Dans un discours d’une trentaine de minutes, Christine Lagarde, qui s’exprimait, jeudi matin, au siège de l’Utica, a réitéré aux chefs d’entreprises et aux banquiers son souhait «de restauration de la confiance des investisseurs tunisiens et étrangers.»
Par Samantha Ben-Rehouma
Cet appel, lancé en présence de Wided Bouchamaoui, présidente du patronat, reflète bien l’appréhension des entreprises qui attendent toujours le fameux déclic pour relancer la machine économique. En effet, fini le temps où la Tunisie était le bon élève du Fonds monétaire internationale (Fmi) pour des performances remarquables de croissance générées et où Dominique Strauss-Kahn, prédécesseur de Mme Lagarde à la tête de cette institution financière internationale, chantonnait, lors de sa visite en 2008, «tout va très bien Madame La Marquise».
Christine Lagarde à son arrivée à l'Utica.
Les conséquences de la crise euro
Aujourd’hui, et même si le réveil a été brutal, la Tunisie doit faire face au déséquilibre régional, à une croissance négative (- 0,5%) et un taux de chômage à 18%. Ajoutez à cela l’insécurité et vous comprendrez pourquoi les acteurs économiques et sociaux tunisiens sont au bord de la crise de nerfs !
La Grèce, l’Espagne, le Portugal… autant d’exemples de pays européens actuellement très mal en point. Cet épicentre d’une crise qui n’en finit pas de finir, ébranle non seulement l’équilibre financier de l’Europe mais de tous ses partenaires économiques et donc de la Tunisie, qui réalise entre 70 et 80% de ses échanges avec le Vieux Continent. Néanmoins, la Tunisie dispose d’une marge de manœuvre avec une facilité de protection contre les chocs d’origine exogène ou endogène, notamment avec un taux d’endettement public relativement faible (40% du Pib), souligne Christine Lagarde. Ce qui est loin d’être le cas pour la Grèce qui, à titre d'exemple, enregistre 180% du Pib.

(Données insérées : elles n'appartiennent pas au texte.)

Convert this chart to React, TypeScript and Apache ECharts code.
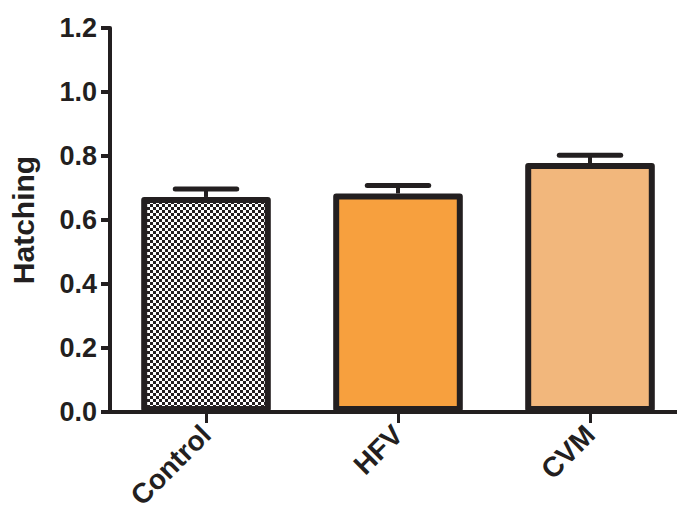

Ahmed Masood, Kamel Nabli, Christine Lagarde et Wided Bouchammaoui.
Le Fmi version 2012
«Le Fmi version 2012 est différent de celui des années 80. Il est et sera toujours un partenaire prêt à soutenir la Tunisie. Certes les autorités tunisiennes ont été réceptives à cette offre même si elles n’ont pas jusqu’à présent sollicité de prêt. A ce propos, le gouverneur de la Banque centrale de Tunisie (Bct), Mustapha Kamel Nabli, a expliqué que la demande d’un éventuel prêt dépendra du budget de l’Etat et d’une loi de finances (qui sera votée prochainement).

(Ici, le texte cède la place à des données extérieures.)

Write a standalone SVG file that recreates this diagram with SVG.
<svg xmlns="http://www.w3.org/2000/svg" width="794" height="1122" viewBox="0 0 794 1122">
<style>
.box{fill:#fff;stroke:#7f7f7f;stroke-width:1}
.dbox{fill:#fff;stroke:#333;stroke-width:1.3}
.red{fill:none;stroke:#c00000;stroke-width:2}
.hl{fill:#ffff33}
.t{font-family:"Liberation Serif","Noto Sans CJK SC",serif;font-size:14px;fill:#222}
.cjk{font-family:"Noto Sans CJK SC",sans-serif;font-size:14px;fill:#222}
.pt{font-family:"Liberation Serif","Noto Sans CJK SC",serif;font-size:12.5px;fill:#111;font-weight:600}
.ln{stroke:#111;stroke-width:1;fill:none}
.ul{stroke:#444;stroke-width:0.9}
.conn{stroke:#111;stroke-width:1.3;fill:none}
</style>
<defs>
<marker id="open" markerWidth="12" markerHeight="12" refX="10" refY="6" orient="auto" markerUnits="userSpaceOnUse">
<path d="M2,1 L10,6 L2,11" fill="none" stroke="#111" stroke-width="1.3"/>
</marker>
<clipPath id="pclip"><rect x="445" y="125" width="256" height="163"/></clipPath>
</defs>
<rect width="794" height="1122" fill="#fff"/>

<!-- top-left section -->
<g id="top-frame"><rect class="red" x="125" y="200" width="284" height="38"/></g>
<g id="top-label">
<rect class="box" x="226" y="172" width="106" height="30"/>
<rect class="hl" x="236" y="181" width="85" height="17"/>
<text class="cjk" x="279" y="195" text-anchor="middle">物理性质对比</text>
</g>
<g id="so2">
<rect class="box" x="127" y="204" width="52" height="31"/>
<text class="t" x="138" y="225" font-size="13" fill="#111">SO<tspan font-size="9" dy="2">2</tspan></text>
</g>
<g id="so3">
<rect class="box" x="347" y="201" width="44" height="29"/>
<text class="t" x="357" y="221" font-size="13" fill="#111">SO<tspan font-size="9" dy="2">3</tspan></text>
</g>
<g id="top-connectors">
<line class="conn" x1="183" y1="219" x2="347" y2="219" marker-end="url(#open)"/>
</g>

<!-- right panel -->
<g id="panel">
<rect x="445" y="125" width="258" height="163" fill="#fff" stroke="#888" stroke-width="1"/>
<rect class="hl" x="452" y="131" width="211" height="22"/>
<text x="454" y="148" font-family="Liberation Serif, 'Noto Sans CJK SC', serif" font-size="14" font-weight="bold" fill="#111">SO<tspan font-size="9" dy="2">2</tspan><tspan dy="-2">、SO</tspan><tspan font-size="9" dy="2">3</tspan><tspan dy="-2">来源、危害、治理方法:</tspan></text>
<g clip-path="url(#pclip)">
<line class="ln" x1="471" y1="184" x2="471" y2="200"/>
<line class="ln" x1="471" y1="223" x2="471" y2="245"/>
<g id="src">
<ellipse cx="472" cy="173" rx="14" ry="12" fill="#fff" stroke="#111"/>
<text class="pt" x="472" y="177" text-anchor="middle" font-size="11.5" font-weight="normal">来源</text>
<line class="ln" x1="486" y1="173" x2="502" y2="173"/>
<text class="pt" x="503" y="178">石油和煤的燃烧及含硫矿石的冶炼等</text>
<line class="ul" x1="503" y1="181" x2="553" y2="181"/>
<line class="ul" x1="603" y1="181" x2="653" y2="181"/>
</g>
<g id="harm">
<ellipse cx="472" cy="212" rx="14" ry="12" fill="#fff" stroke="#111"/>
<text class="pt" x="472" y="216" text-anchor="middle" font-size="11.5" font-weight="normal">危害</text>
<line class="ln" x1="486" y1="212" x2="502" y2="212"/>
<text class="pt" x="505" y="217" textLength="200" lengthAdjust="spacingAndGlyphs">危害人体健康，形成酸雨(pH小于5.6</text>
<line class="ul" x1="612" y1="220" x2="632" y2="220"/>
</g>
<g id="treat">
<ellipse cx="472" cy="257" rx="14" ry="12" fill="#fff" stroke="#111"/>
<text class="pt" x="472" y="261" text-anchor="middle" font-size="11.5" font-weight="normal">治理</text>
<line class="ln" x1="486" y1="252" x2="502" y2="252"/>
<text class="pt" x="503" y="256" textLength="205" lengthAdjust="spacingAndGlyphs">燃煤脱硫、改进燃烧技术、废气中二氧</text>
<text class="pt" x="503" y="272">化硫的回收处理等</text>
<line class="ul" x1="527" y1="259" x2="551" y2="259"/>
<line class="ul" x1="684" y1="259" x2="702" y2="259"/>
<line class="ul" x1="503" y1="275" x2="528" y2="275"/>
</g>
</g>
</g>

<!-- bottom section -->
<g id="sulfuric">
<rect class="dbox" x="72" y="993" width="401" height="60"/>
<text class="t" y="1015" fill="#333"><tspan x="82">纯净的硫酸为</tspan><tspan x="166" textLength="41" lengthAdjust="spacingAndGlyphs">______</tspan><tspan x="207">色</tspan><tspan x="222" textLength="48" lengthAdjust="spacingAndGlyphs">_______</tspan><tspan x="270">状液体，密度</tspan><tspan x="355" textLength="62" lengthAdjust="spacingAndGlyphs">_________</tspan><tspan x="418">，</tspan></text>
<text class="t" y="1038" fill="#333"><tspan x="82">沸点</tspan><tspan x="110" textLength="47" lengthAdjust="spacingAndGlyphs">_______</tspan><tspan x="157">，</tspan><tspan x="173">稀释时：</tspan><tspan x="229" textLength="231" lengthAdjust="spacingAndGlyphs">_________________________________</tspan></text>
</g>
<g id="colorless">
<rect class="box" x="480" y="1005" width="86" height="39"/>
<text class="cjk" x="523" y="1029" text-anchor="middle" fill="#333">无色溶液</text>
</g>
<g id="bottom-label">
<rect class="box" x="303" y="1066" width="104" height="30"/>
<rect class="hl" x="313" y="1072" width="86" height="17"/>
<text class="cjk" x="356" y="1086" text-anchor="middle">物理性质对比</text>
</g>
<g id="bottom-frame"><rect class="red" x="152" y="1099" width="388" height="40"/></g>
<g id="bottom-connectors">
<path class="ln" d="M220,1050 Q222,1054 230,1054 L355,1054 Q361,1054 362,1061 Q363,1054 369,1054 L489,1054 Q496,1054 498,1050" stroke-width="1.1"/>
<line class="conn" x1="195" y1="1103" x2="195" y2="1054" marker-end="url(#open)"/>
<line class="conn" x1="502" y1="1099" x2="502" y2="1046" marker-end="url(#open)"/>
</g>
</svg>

«Le Fmi, qui compte 187 Etats dont la Tunisie, formule des recommandations et fournit du soutien financier. Cela dit et au vu des évènements politiques mondiaux, nous sommes extrêmement attentifs aux problèmes sociaux qui sont liés au bien-être économique du pays car une croissance mieux partagée est une croissance durable», précise sa directrice. Elle ajoute : «Entendons-nous : je ne suis pas là pour m’immiscer dans les affaires internes du pays, ou pour jouer au gendarme en dictant ce que le pays doit faire. Non, mon rôle est de dire si les promesses faites ont été appliquées pour que nous puissions améliorer la situation économique du pays. Le Fmi est juste soucieux des équilibres budgétaires et financiers (la transparence des transactions financières notamment bancaires) et de la stabilité économique et sociale.»
Ahmed Masood
Accompagnée d’Ahmed Masood, directeur au département Moyen-Orient/Asie Centrale, Christine Lagarde a tenu à commencer sa tournée du Moyen-Orient par la Tunisie. «La dernière fois que j’étais venue, ce fut en tant que ministre des Finances. Depuis les choses ont changé pour vous et moi puisque c’est ma première visite en tant que directrice du Fmi et quand je vois ce qu’a fait la Tunisie avec la révolution de Jasmin et l’effet domino qu’il y a eu pour les autres pays arabes, j’ai envie de vous citer Khalil Gibran : ‘‘Fiez-vous à vos rêves, car en eux est cachée la porte de l’éternité.’’»
Commentaire d’un homme d’affaires tunisien, déçu et incrédule : «Merci Mme Lagarde pour le rêve, reste que la réalité est, aujourd’hui, pour le peuple comme pour ses dirigeants, plus proche du cauchemar».